Der Entscheid dürfte im Frühling fallen

Gegen die Wartefrist von drei Jahren für Lobalu hat Swiss Athletics beim Weltverband ein Wiedererwägungsgesuch gestellt. Dafür gebe es mehrere Gründe, sagt Seiler. Lobalu erfülle die Kriterien für die sofortige Startberechtigung bei internationalen Meisterschaften. Lobalu lebt seit fast fünf Jahren in der Schweiz, von der Sozialhilfe war er nie abhängig. Er bestreitet den Lebensunterhalt mit dem Sport. Interviews gibt er mittlerweile auf Deutsch. «Wir wollen ihm nun eine längerfristige Aufenthaltsgenehmigung verschaffen», sagt Seiler.

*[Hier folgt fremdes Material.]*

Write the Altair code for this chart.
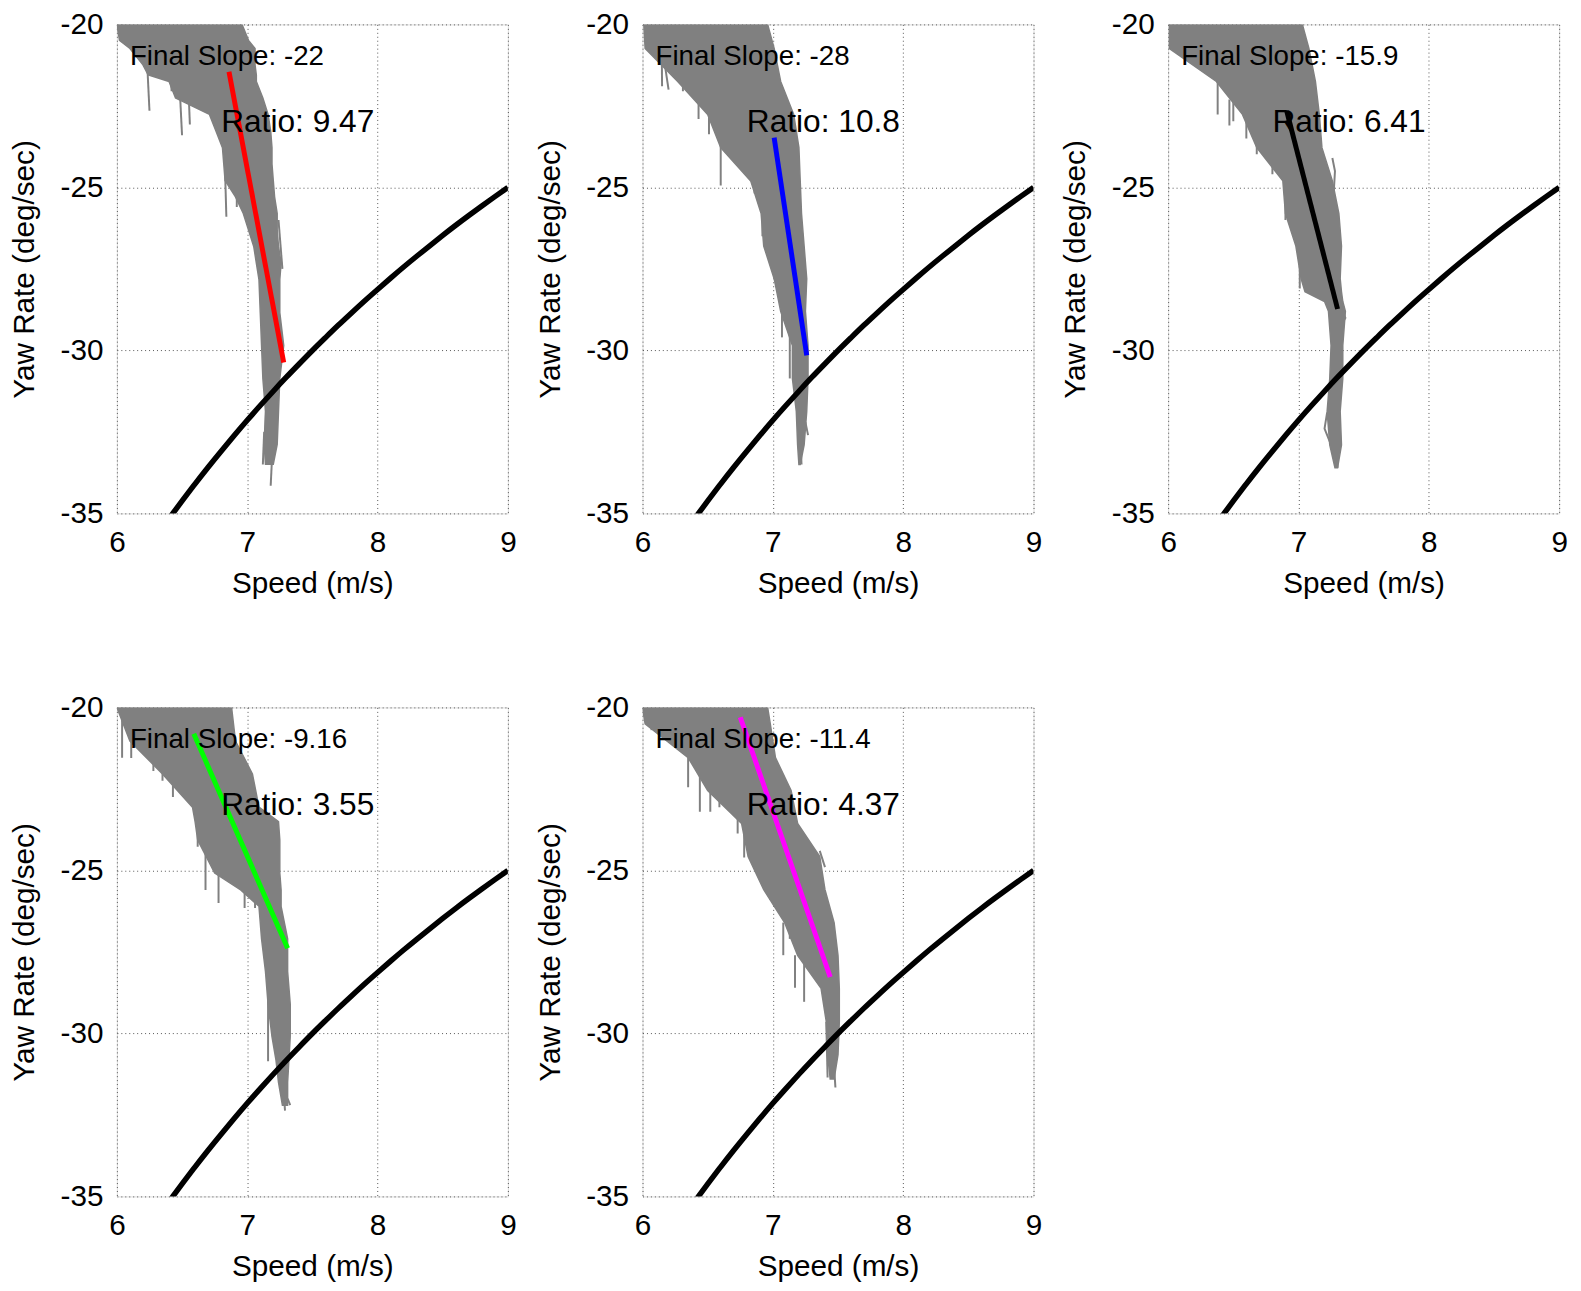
import altair as alt
import pandas as pd

X_TICKS = [6, 7, 8, 9]
Y_TICKS = [-35, -30, -25, -20]

# boundary curve (same in every panel)
CURVE_X = [6.42, 6.5, 6.6, 6.7, 6.8, 6.9, 7.0, 7.1, 7.2, 7.3, 7.4, 7.5, 7.6, 7.7, 7.8, 7.9,
           8.0, 8.1, 8.2, 8.3, 8.4, 8.5, 8.6, 8.7, 8.8, 8.9, 9.0]
CURVE_Y = [-35.05, -34.62, -34.09, -33.58, -33.09, -32.61, -32.14, -31.69, -31.25, -30.82, -30.41,
           -30.0, -29.61, -29.22, -28.85, -28.48, -28.13, -27.78, -27.44, -27.11, -26.79, -26.47,
           -26.16, -25.86, -25.57, -25.28, -25.0]

SLOPE_TEXT = ["Final Slope: -22", "Final Slope: -28", "Final Slope: -15.9",
              "Final Slope: -9.16", "Final Slope: -11.4"]
RATIO_TEXT = ["Ratio: 9.47", "Ratio: 10.8", "Ratio: 6.41", "Ratio: 3.55", "Ratio: 4.37"]
FIT_COLORS = ["#ff0000", "#0000ff", "#000000", "#00ff00", "#ff00ff"]
FIT_X = [[6.86, 7.28], [7.01, 7.26], [6.91, 7.30], [6.59, 7.31], [6.75, 7.44]]
FIT_Y = [[-21.45, -30.37], [-23.47, -30.15], [-22.66, -28.73], [-20.81, -27.39], [-20.30, -28.27]]
TEXT1_XY = [6.1, -21.0]
TEXT2_XY = [6.8, -23.0]

# grey trace band: y levels with left/right edges
BAND1_Y = [-20, -20.49, -20.74, -21.24, -21.55, -21.75, -22.26, -22.76, -23.27, -23.78, -24.28, -24.79,
           -25.29, -25.8, -26.31, -26.81, -27.32, -27.82, -28.84, -29.85, -30.86, -31.87, -32.88, -33.49]
BAND1_L = [6.0, 6.02, 6.10, 6.20, 6.24, 6.40, 6.45, 6.71, 6.76, 6.81, 6.82, 6.83,
           6.91, 6.97, 7.01, 7.05, 7.07, 7.09, 7.10, 7.11, 7.12, 7.14, 7.13, 7.14]
BAND1_R = [6.96, 7.01, 7.06, 7.06, 7.07, 7.07, 7.12, 7.16, 7.18, 7.19, 7.19, 7.20,
           7.21, 7.23, 7.23, 7.24, 7.26, 7.25, 7.25, 7.28, 7.25, 7.24, 7.23, 7.20]

BAND2_Y = [-20, -20.74, -21.75, -22.76, -23.78, -24.8, -25.8, -26.8, -27.8, -28.8, -29.85, -30.86, -31.87, -32.9, -33.5]
BAND2_L = [6.01, 6.02, 6.27, 6.50, 6.60, 6.83, 6.91, 6.93, 7.01, 7.06, 7.15, 7.15, 7.18, 7.19, 7.20]
BAND2_R = [6.96, 7.01, 7.06, 7.16, 7.20, 7.21, 7.22, 7.24, 7.26, 7.25, 7.27, 7.27, 7.26, 7.24, 7.21]

BAND3_Y = [-20, -20.74, -21.75, -22.76, -23.78, -24.8, -25.8, -26.8, -27.8, -28.2, -28.5, -28.8, -29.85, -30.86, -31.87, -32.9, -33.6]
BAND3_L = [6.01, 6.01, 6.37, 6.57, 6.68, 6.88, 6.90, 6.98, 7.02, 7.05, 7.20, 7.23, 7.25, 7.24, 7.22, 7.24, 7.28]
BAND3_R = [7.03, 7.08, 7.13, 7.16, 7.18, 7.26, 7.31, 7.33, 7.32, 7.33, 7.34, 7.36, 7.34, 7.34, 7.32, 7.33, 7.30]

BAND4_Y = [-20, -21.03, -22.04, -23.06, -23.5, -24.07, -25.08, -25.6, -26.1, -27.1, -28.1, -29.1, -30.1, -30.8, -31.5, -32.2]
BAND4_L = [6.0, 6.10, 6.35, 6.58, 6.60, 6.62, 6.75, 6.95, 7.09, 7.11, 7.14, 7.16, 7.19, 7.22, 7.24, 7.27]
BAND4_R = [6.88, 6.91, 7.04, 7.09, 7.24, 7.25, 7.25, 7.26, 7.26, 7.31, 7.31, 7.33, 7.33, 7.32, 7.31, 7.31]

BAND5_Y = [-20, -20.5, -21.54, -22.55, -23.56, -24.57, -25.59, -26.6, -27.61, -28.62, -29.64, -30.65, -31.4]
BAND5_L = [6.0, 6.02, 6.35, 6.50, 6.76, 6.81, 6.93, 7.09, 7.19, 7.37, 7.41, 7.42, 7.44]
BAND5_R = [6.96, 6.98, 7.02, 7.14, 7.19, 7.36, 7.40, 7.47, 7.50, 7.51, 7.51, 7.50, 7.47]

# stray trace spikes hanging off the band
SPIKE1_X = [[6.23, 6.25], [6.48, 6.50], [6.83, 6.84], [7.13, 7.12], [7.20, 7.18], [7.24, 7.27],
            [6.04, 6.04], [6.41, 6.42], [6.55, 6.56], [6.92, 6.92], [7.15, 7.14]]
SPIKE1_Y = [[-21.0, -22.65], [-21.8, -23.4], [-24.5, -25.9], [-32.5, -33.5], [-32.5, -34.15], [-26.0, -27.5],
            [-20.0, -20.5], [-21.45, -22.05], [-22.05, -23.07], [-25.2, -25.6], [-31.0, -32.6]]
SPIKE2_X = [[6.17, 6.20], [6.43, 6.43], [6.60, 6.60], [6.73, 6.73], [7.07, 7.07], [7.25, 7.27],
            [6.147, 6.15], [6.31, 6.31], [6.51, 6.51], [6.70, 6.70], [6.86, 6.86], [6.92, 6.92],
            [7.13, 7.13], [7.21, 7.22]]
SPIKE2_Y = [[-21.2, -22.0], [-22.0, -22.9], [-22.8, -24.94], [-22.6, -23.6], [-27.8, -29.6], [-32.2, -32.6],
            [-20.54, -21.9], [-21.25, -22.05], [-22.56, -23.37], [-23.07, -23.98], [-24.08, -25.19],
            [-25.8, -26.5], [-28.8, -30.86], [-32.5, -33.5]]
SPIKE3_X = [[6.47, 6.47], [6.60, 6.60], [6.80, 6.80], [6.90, 6.90], [7.26, 7.28, 7.27], [7.22, 7.20, 7.24],
            [6.09, 6.09], [6.38, 6.38], [6.50, 6.50], [6.68, 6.68], [7.01, 7.01], [7.33, 7.36, 7.33],
            [7.29, 7.30]]
SPIKE3_Y = [[-22.3, -23.1], [-22.8, -23.5], [-23.8, -24.6], [-25.4, -26.0], [-24.1, -24.5, -25.2], [-31.9, -32.4, -32.8],
            [-20.2, -20.74], [-21.25, -22.76], [-22.05, -22.97], [-22.76, -23.98], [-26.8, -28.1],
            [-28.7, -29.0, -29.2], [-33.0, -33.6]]
SPIKE4_X = [[6.11, 6.11], [6.28, 6.28], [6.43, 6.43], [6.78, 6.78], [6.98, 6.98], [7.16, 7.16],
            [6.04, 6.04], [6.35, 6.35], [6.62, 6.62], [6.68, 6.68], [7.06, 7.06], [7.28, 7.29],
            [7.31, 7.33]]
SPIKE4_Y = [[-21.0, -21.55], [-21.35, -21.95], [-22.05, -22.75], [-25.0, -26.0], [-25.3, -26.15], [-28.1, -30.85],
            [-20.0, -21.54], [-21.55, -22.25], [-22.55, -24.27], [-24.07, -25.6], [-25.6, -26.15],
            [-31.8, -32.37], [-32.0, -32.2]]
SPIKE5_X = [[6.05, 6.07], [6.44, 6.44], [6.52, 6.52], [6.78, 6.78], [6.98, 6.98], [7.13, 7.13], [7.24, 7.24],
            [6.35, 6.35], [6.59, 6.59], [6.73, 6.73], [7.08, 7.08], [7.17, 7.17], [7.41, 7.42],
            [7.47, 7.48], [7.36, 7.40]]
SPIKE5_Y = [[-20.1, -20.7], [-21.5, -23.2], [-22.5, -23.2], [-23.5, -24.6], [-25.0, -25.9], [-26.2, -27.1], [-27.5, -29.03],
            [-21.54, -22.45], [-22.55, -23.06], [-22.85, -23.87], [-26.6, -27.6], [-27.6, -28.6],
            [-29.64, -31.35], [-31.0, -31.66], [-24.4, -24.9]]

BANDS = [(BAND1_Y, BAND1_L, BAND1_R), (BAND2_Y, BAND2_L, BAND2_R), (BAND3_Y, BAND3_L, BAND3_R),
         (BAND4_Y, BAND4_L, BAND4_R), (BAND5_Y, BAND5_L, BAND5_R)]
SPIKES = [(SPIKE1_X, SPIKE1_Y), (SPIKE2_X, SPIKE2_Y), (SPIKE3_X, SPIKE3_Y),
          (SPIKE4_X, SPIKE4_Y), (SPIKE5_X, SPIKE5_Y)]

FONT = "Liberation Sans"
W, H = 395, 494
GREY = "#808080"

SX = alt.Scale(domain=[6, 9], nice=False, zero=False)
SY = alt.Scale(domain=[-35, -20], nice=False, zero=False)
AX = alt.Axis(values=X_TICKS, title="Speed (m/s)", grid=True, gridDash=[1, 3], gridColor="#555555",
              gridWidth=1, domain=False, ticks=False, tickSize=0, labelFontSize=30, labelFont=FONT,
              labelColor="black", labelPadding=14, labelFlush=False, labelExpr="toString(datum.value)",
              titleFontSize=30, titleFont=FONT, titleFontWeight="normal", titleColor="black",
              titleX=W / 2, titleY=71, titleBaseline="middle", titleAlign="center")
AY = alt.Axis(values=Y_TICKS, title="Yaw Rate (deg/sec)", grid=True, gridDash=[1, 3], gridColor="#555555",
              gridWidth=1, domain=False, ticks=False, tickSize=0, labelFontSize=30, labelFont=FONT,
              labelColor="black", labelPadding=14, labelFlush=False, labelExpr="toString(datum.value)",
              titleFontSize=30, titleFont=FONT, titleFontWeight="normal", titleColor="black",
              titleX=-93, titleY=H / 2, titleAngle=270, titleBaseline="middle", titleAlign="center")


def xenc():
    return alt.X("x:Q", scale=SX, axis=AX)


def yenc():
    return alt.Y("y:Q", scale=SY, axis=AY)


def panel(i):
    by, bl, br = BANDS[i]
    band = pd.DataFrame({"y": by, "x": bl, "x2": br})
    sx, sy = SPIKES[i]
    rows = []
    for k, (xs, ys) in enumerate(zip(sx, sy)):
        for j, (a, b) in enumerate(zip(xs, ys)):
            rows.append({"x": a, "y": b, "id": k, "o": j})
    spikes = pd.DataFrame(rows)
    curve = pd.DataFrame({"x": CURVE_X, "y": CURVE_Y, "o": list(range(len(CURVE_X)))})
    fit = pd.DataFrame({"x": FIT_X[i], "y": FIT_Y[i], "o": [0, 1]})
    t1 = pd.DataFrame({"x": [TEXT1_XY[0]], "y": [TEXT1_XY[1]], "t": [SLOPE_TEXT[i]]})
    t2 = pd.DataFrame({"x": [TEXT2_XY[0]], "y": [TEXT2_XY[1]], "t": [RATIO_TEXT[i]]})

    l_band = alt.Chart(band).mark_area(orient="horizontal", color=GREY, clip=True,
                                       stroke=GREY, strokeWidth=1.5).encode(
        x=xenc(), x2="x2:Q", y=yenc())
    l_spk = alt.Chart(spikes).mark_line(color=GREY, strokeWidth=2, clip=True).encode(
        x=xenc(), y=yenc(), detail="id:N", order="o:Q")
    l_curve = alt.Chart(curve).mark_line(color="black", strokeWidth=5.5, clip=True,
                                         interpolate="basis").encode(
        x=xenc(), y=yenc(), order="o:Q")
    l_fit = alt.Chart(fit).mark_line(color=FIT_COLORS[i], strokeWidth=5, clip=True).encode(
        x=xenc(), y=yenc(), order="o:Q")
    l_t1 = alt.Chart(t1).mark_text(align="left", baseline="middle", fontSize=28, font=FONT,
                                   color="black").encode(x=xenc(), y=yenc(), text="t:N")
    l_t2 = alt.Chart(t2).mark_text(align="left", baseline="middle", fontSize=32, font=FONT,
                                   color="black").encode(x=xenc(), y=yenc(), text="t:N")
    return alt.layer(l_band, l_spk, l_curve, l_fit, l_t1, l_t2).properties(width=W, height=H)


row1 = alt.hconcat(panel(0), panel(1), panel(2), spacing=18)
row2 = alt.hconcat(panel(3), panel(4), spacing=18)
chart = alt.vconcat(row1, row2, spacing=93).properties(
    padding={"left": 1, "top": -6, "right": 5, "bottom": 5}
).configure_view(stroke="black", strokeWidth=1.2).configure(background="white")

chart.save("out.html", embed_options={"renderer": "svg", "actions": False})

Seiler hofft, dass diese Perspektive und die Verwurzelung in der Ostschweiz den Weltverband überzeugen werden, Lobalu schon 2024 an internationalen Titelkämpfen starten zu lassen. World Athletics wird den Antrag zeitnah behandeln und hat dem Schweizer Verband einen Entscheid im Frühjahr in Aussicht gestellt. «Ich bin deshalb zuversichtlich, dass Dominic an den EM in Rom und bei Olympia starten kann», sagt Seiler. Bei einem negativen Bescheid werde Swiss Athletics wohl den Rechtsweg beschreiten, also den Internationalen Sportgerichtshof (TAS) in Lausanne anrufen.

Über die Ungewissheit sagt Lobalu wenige Tage vor den Schweizer Meisterschaften: «Ich konzentriere mich auf das Training. Alles andere habe ich nicht in der Hand. Ich versuche das auszublenden.» Kaum jemand zweifelt daran, dass Lobalu an diesem Wochenende Schweizer Meister wird. Für den Abend hat ihn der Trainer Hagmann zum Znacht eingeladen. Er weiss: Lobalu wird an diesem Sonntag mehr zu feiern haben als einen Rennsieg.